» **Exercise details**
Repeat, exactly and in full, the lines of the listing below, but without any pictures.

» **Recorded information**

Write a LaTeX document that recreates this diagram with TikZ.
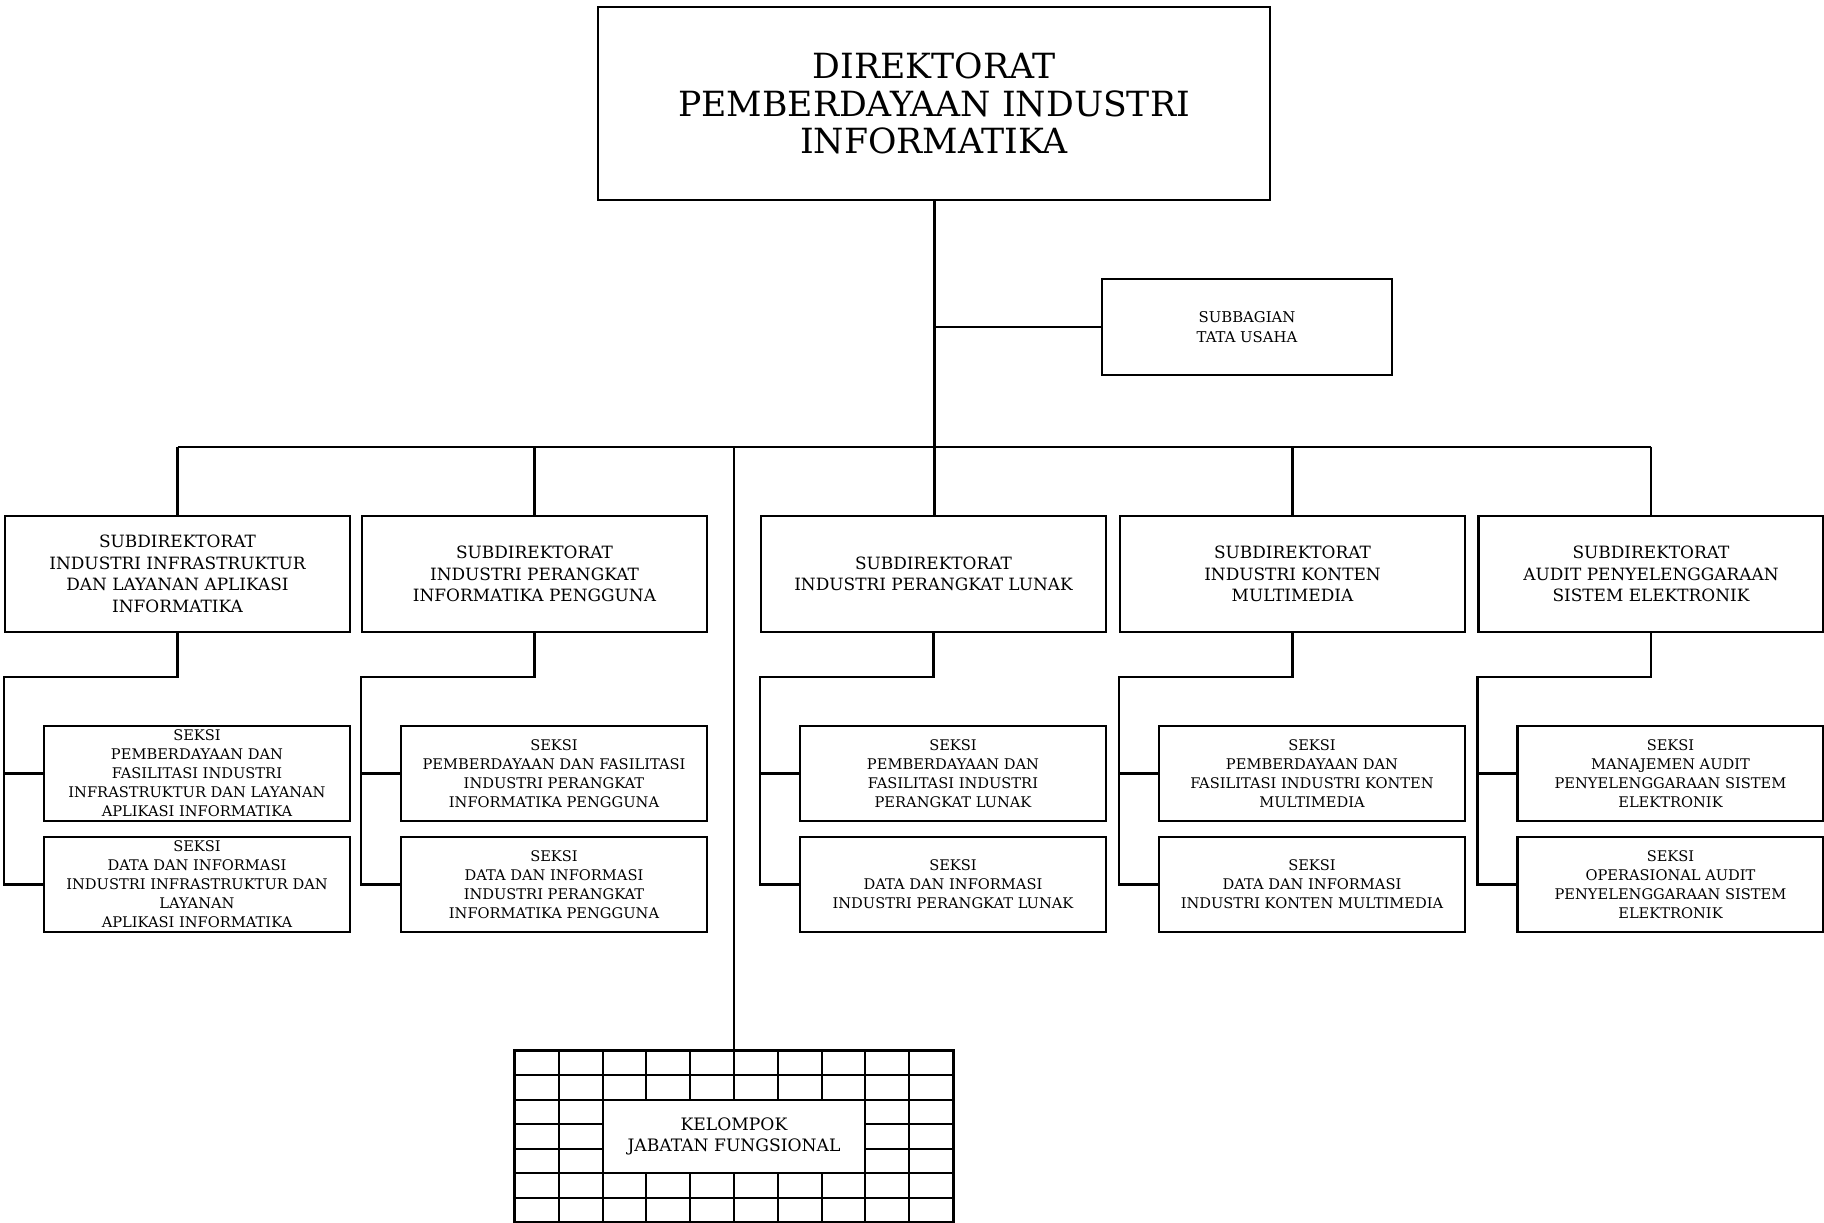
\documentclass[tikz,border=0pt]{standalone}
\usepackage{fontspec}
\setmainfont{DejaVu Serif}
\begin{document}
\begin{tikzpicture}[x=0.5bp,y=-0.5bp,
  box/.style={draw, line width=1.2pt, inner sep=0pt, align=center, fill=white},
  dirbox/.style={box, minimum width=336bp, minimum height=96.5bp, font=\fontsize{17.4}{18.9}\selectfont},
  subbox/.style={box, minimum width=172.5bp, minimum height=58bp, font=\fontsize{8.5}{10.85}\selectfont},
  seksibox/.style={box, minimum width=153bp, minimum height=47.5bp, font=\fontsize{7.35}{9.5}\selectfont},
  tubox/.style={box, minimum width=145bp, minimum height=48bp, font=\fontsize{7.45}{9.65}\selectfont},
  conn/.style={line width=1.3pt},
  trunk/.style={line width=1.5pt},
  thin/.style={line width=1pt},
  gridline/.style={line width=1pt},
  gridborder/.style={line width=1.5pt}
]
\useasboundingbox (0,0) rectangle (1824,1223);

% levels
\coordinate (busy) at (0,447);
\coordinate (lvl) at (0,677);

% head
\node[dirbox] (dir) at (934,103.5) {DIREKTORAT\\PEMBERDAYAAN INDUSTRI\\INFORMATIKA};
\node[tubox] (tu) at (1247,327) {SUBBAGIAN\\TATA USAHA};

% subdirektorat
\node[subbox] (s1) at (177.5,574) {SUBDIREKTORAT\\INDUSTRI INFRASTRUKTUR\\DAN LAYANAN APLIKASI\\INFORMATIKA};
\node[subbox] (s2) at (534.5,574) {SUBDIREKTORAT\\INDUSTRI PERANGKAT\\INFORMATIKA PENGGUNA};
\node[subbox] (s3) at (933.5,574) {SUBDIREKTORAT\\INDUSTRI PERANGKAT LUNAK};
\node[subbox] (s4) at (1292.5,574) {SUBDIREKTORAT\\INDUSTRI KONTEN\\MULTIMEDIA};
\node[subbox] (s5) at (1651,574) {SUBDIREKTORAT\\AUDIT PENYELENGGARAAN\\SISTEM ELEKTRONIK};

% seksi
\node[seksibox] (a1) at (197,773.5) {SEKSI\\PEMBERDAYAAN DAN\\FASILITASI INDUSTRI\\INFRASTRUKTUR DAN LAYANAN\\APLIKASI INFORMATIKA};
\node[seksibox] (b1) at (197,884.5) {SEKSI\\DATA DAN INFORMASI\\INDUSTRI INFRASTRUKTUR DAN\\LAYANAN\\APLIKASI INFORMATIKA};
\node[seksibox] (a2) at (554,773.5) {SEKSI\\PEMBERDAYAAN DAN FASILITASI\\INDUSTRI PERANGKAT\\INFORMATIKA PENGGUNA};
\node[seksibox] (b2) at (554,884.5) {SEKSI\\DATA DAN INFORMASI\\INDUSTRI PERANGKAT\\INFORMATIKA PENGGUNA};
\node[seksibox] (a3) at (953,773.5) {SEKSI\\PEMBERDAYAAN DAN\\FASILITASI INDUSTRI\\PERANGKAT LUNAK};
\node[seksibox] (b3) at (953,884.5) {SEKSI\\DATA DAN INFORMASI\\INDUSTRI PERANGKAT LUNAK};
\node[seksibox] (a4) at (1312,773.5) {SEKSI\\PEMBERDAYAAN DAN\\FASILITASI INDUSTRI KONTEN\\MULTIMEDIA};
\node[seksibox] (b4) at (1312,884.5) {SEKSI\\DATA DAN INFORMASI\\INDUSTRI KONTEN MULTIMEDIA};
\node[seksibox] (a5) at (1670.5,773.5) {SEKSI\\MANAJEMEN AUDIT\\PENYELENGGARAAN SISTEM\\ELEKTRONIK};
\node[seksibox] (b5) at (1670.5,884.5) {SEKSI\\OPERASIONAL AUDIT\\PENYELENGGARAAN SISTEM\\ELEKTRONIK};

% jabatan fungsional grid
\node[draw=none, minimum width=219bp, minimum height=85.5bp, inner sep=0pt] (jab) at (734,1136.5) {};
\foreach \i in {1,...,9} {
  \draw[gridline] (515+\i*43.8,1051) -- (515+\i*43.8,1222);
}
\foreach \j in {1,...,6} {
  \draw[gridline] (515,1051+\j*24.43) -- (953,1051+\j*24.43);
}
\draw[gridborder] (jab.south west) rectangle (jab.north east);
\node[draw, line width=1pt, fill=white, minimum width=131.4bp, minimum height=36.65bp, inner sep=0pt, align=center, font=\fontsize{8.6}{10.35}\selectfont] (kjf) at (734,1136.4) {KELOMPOK\\JABATAN FUNGSIONAL};

% connectors
\draw[trunk] (dir.south) -- (dir.south |- s3.north);
\draw[conn] (dir.south |- tu.west) -- (tu.west);
\draw[trunk] (s1.north |- busy) -- (s5.north |- busy);
\foreach \s in {s1,s2,s4,s5} {
  \draw[conn] (\s.north |- busy) -- (\s.north);
}
\draw[thin] (jab.north |- busy) -- (jab.north);

\foreach \n in {1,...,5} {
  \coordinate (k\n) at (s\n.south west |- lvl);
  \draw[conn] (s\n.south) |- (k\n) |- (b\n.west);
  \draw[conn] (k\n |- a\n.west) -- (a\n.west);
}
\end{tikzpicture}
\end{document}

» **Problem solution**
Write a LaTeX document that recreates this diagram with TikZ.
\documentclass[tikz,border=0pt]{standalone}
\usepackage{fontspec}
\setmainfont{DejaVu Serif}
\begin{document}
\begin{tikzpicture}[x=0.5bp,y=-0.5bp,
  box/.style={draw, line width=1.2pt, inner sep=0pt, align=center, fill=white},
  dirbox/.style={box, minimum width=336bp, minimum height=96.5bp, font=\fontsize{17.4}{18.9}\selectfont},
  subbox/.style={box, minimum width=172.5bp, minimum height=58bp, font=\fontsize{8.5}{10.85}\selectfont},
  seksibox/.style={box, minimum width=153bp, minimum height=47.5bp, font=\fontsize{7.35}{9.5}\selectfont},
  tubox/.style={box, minimum width=145bp, minimum height=48bp, font=\fontsize{7.45}{9.65}\selectfont},
  conn/.style={line width=1.3pt},
  trunk/.style={line width=1.5pt},
  thin/.style={line width=1pt},
  gridline/.style={line width=1pt},
  gridborder/.style={line width=1.5pt}
]
\useasboundingbox (0,0) rectangle (1824,1223);

% levels
\coordinate (busy) at (0,447);
\coordinate (lvl) at (0,677);

% head
\node[dirbox] (dir) at (934,103.5) {DIREKTORAT\\PEMBERDAYAAN INDUSTRI\\INFORMATIKA};
\node[tubox] (tu) at (1247,327) {SUBBAGIAN\\TATA USAHA};

% subdirektorat
\node[subbox] (s1) at (177.5,574) {SUBDIREKTORAT\\INDUSTRI INFRASTRUKTUR\\DAN LAYANAN APLIKASI\\INFORMATIKA};
\node[subbox] (s2) at (534.5,574) {SUBDIREKTORAT\\INDUSTRI PERANGKAT\\INFORMATIKA PENGGUNA};
\node[subbox] (s3) at (933.5,574) {SUBDIREKTORAT\\INDUSTRI PERANGKAT LUNAK};
\node[subbox] (s4) at (1292.5,574) {SUBDIREKTORAT\\INDUSTRI KONTEN\\MULTIMEDIA};
\node[subbox] (s5) at (1651,574) {SUBDIREKTORAT\\AUDIT PENYELENGGARAAN\\SISTEM ELEKTRONIK};

% seksi
\node[seksibox] (a1) at (197,773.5) {SEKSI\\PEMBERDAYAAN DAN\\FASILITASI INDUSTRI\\INFRASTRUKTUR DAN LAYANAN\\APLIKASI INFORMATIKA};
\node[seksibox] (b1) at (197,884.5) {SEKSI\\DATA DAN INFORMASI\\INDUSTRI INFRASTRUKTUR DAN\\LAYANAN\\APLIKASI INFORMATIKA};
\node[seksibox] (a2) at (554,773.5) {SEKSI\\PEMBERDAYAAN DAN FASILITASI\\INDUSTRI PERANGKAT\\INFORMATIKA PENGGUNA};
\node[seksibox] (b2) at (554,884.5) {SEKSI\\DATA DAN INFORMASI\\INDUSTRI PERANGKAT\\INFORMATIKA PENGGUNA};
\node[seksibox] (a3) at (953,773.5) {SEKSI\\PEMBERDAYAAN DAN\\FASILITASI INDUSTRI\\PERANGKAT LUNAK};
\node[seksibox] (b3) at (953,884.5) {SEKSI\\DATA DAN INFORMASI\\INDUSTRI PERANGKAT LUNAK};
\node[seksibox] (a4) at (1312,773.5) {SEKSI\\PEMBERDAYAAN DAN\\FASILITASI INDUSTRI KONTEN\\MULTIMEDIA};
\node[seksibox] (b4) at (1312,884.5) {SEKSI\\DATA DAN INFORMASI\\INDUSTRI KONTEN MULTIMEDIA};
\node[seksibox] (a5) at (1670.5,773.5) {SEKSI\\MANAJEMEN AUDIT\\PENYELENGGARAAN SISTEM\\ELEKTRONIK};
\node[seksibox] (b5) at (1670.5,884.5) {SEKSI\\OPERASIONAL AUDIT\\PENYELENGGARAAN SISTEM\\ELEKTRONIK};

% jabatan fungsional grid
\node[draw=none, minimum width=219bp, minimum height=85.5bp, inner sep=0pt] (jab) at (734,1136.5) {};
\foreach \i in {1,...,9} {
  \draw[gridline] (515+\i*43.8,1051) -- (515+\i*43.8,1222);
}
\foreach \j in {1,...,6} {
  \draw[gridline] (515,1051+\j*24.43) -- (953,1051+\j*24.43);
}
\draw[gridborder] (jab.south west) rectangle (jab.north east);
\node[draw, line width=1pt, fill=white, minimum width=131.4bp, minimum height=36.65bp, inner sep=0pt, align=center, font=\fontsize{8.6}{10.35}\selectfont] (kjf) at (734,1136.4) {KELOMPOK\\JABATAN FUNGSIONAL};

% connectors
\draw[trunk] (dir.south) -- (dir.south |- s3.north);
\draw[conn] (dir.south |- tu.west) -- (tu.west);
\draw[trunk] (s1.north |- busy) -- (s5.north |- busy);
\foreach \s in {s1,s2,s4,s5} {
  \draw[conn] (\s.north |- busy) -- (\s.north);
}
\draw[thin] (jab.north |- busy) -- (jab.north);

\foreach \n in {1,...,5} {
  \coordinate (k\n) at (s\n.south west |- lvl);
  \draw[conn] (s\n.south) |- (k\n) |- (b\n.west);
  \draw[conn] (k\n |- a\n.west) -- (a\n.west);
}
\end{tikzpicture}
\end{document}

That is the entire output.